Work required
Spot every line with the word "matplotlib" and return it.

Given material

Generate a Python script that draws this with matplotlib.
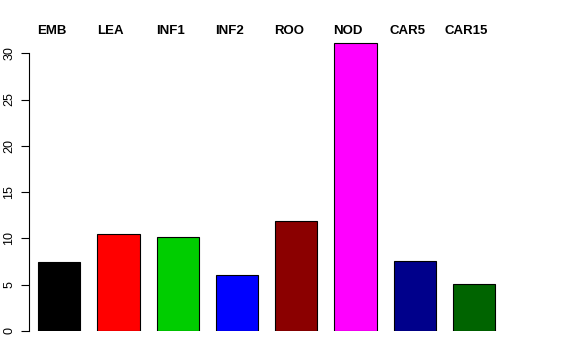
import numpy as np
import matplotlib.pyplot as plt

plt.rcParams['font.family'] = ['Liberation Sans', 'DejaVu Sans']

# values
groups = ['EMB', 'LEA', 'INF1', 'INF2', 'ROO', 'NOD', 'CAR5', 'CAR15']
values = [7.42, 10.44, 10.15, 6.01, 11.9, 31.1, 7.59, 5.04]
colors = ['#000000', '#FF0000', '#00CD00', '#0000FF', '#8B0000', '#FF00FF', '#00008B', '#006400']
yticks = [0, 5, 10, 15, 20, 25, 30]

# R-style barplot layout: width 1, space 0.4
pos = 0.4 + 1.4 * np.arange(len(groups)) + 0.5

fig = plt.figure(figsize=(5.76, 3.6), dpi=100)
ax = fig.add_axes([29 / 576, 29 / 360, 474 / 576, 296.3 / 360])

ax.bar(pos, values, width=1.0, color=colors, edgecolor='black', linewidth=0.8)

ax.set_xlim(0.188, 11.38)
ax.set_ylim(0, 32)

for s in ['top', 'right', 'bottom']:
    ax.spines[s].set_visible(False)
ax.spines['left'].set_bounds(0, 30)
ax.spines['left'].set_linewidth(0.8)
ax.set_xticks([])
ax.set_yticks(yticks)
ax.tick_params(axis='y', length=6, width=0.8, labelsize=9, pad=4)
for lab in ax.get_yticklabels():
    lab.set_rotation(90)
    lab.set_va('center')

# group names above the bars
for p, g in zip(pos, groups):
    ax.text(p - 0.18, 32.07, g, ha='center', va='baseline', fontsize=9.5,
            fontweight='bold', clip_on=False)

fig.savefig('out.png', dpi=100)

Response to this exercise
Generate a Python script that draws this with matplotlib.
import matplotlib.pyplot as plt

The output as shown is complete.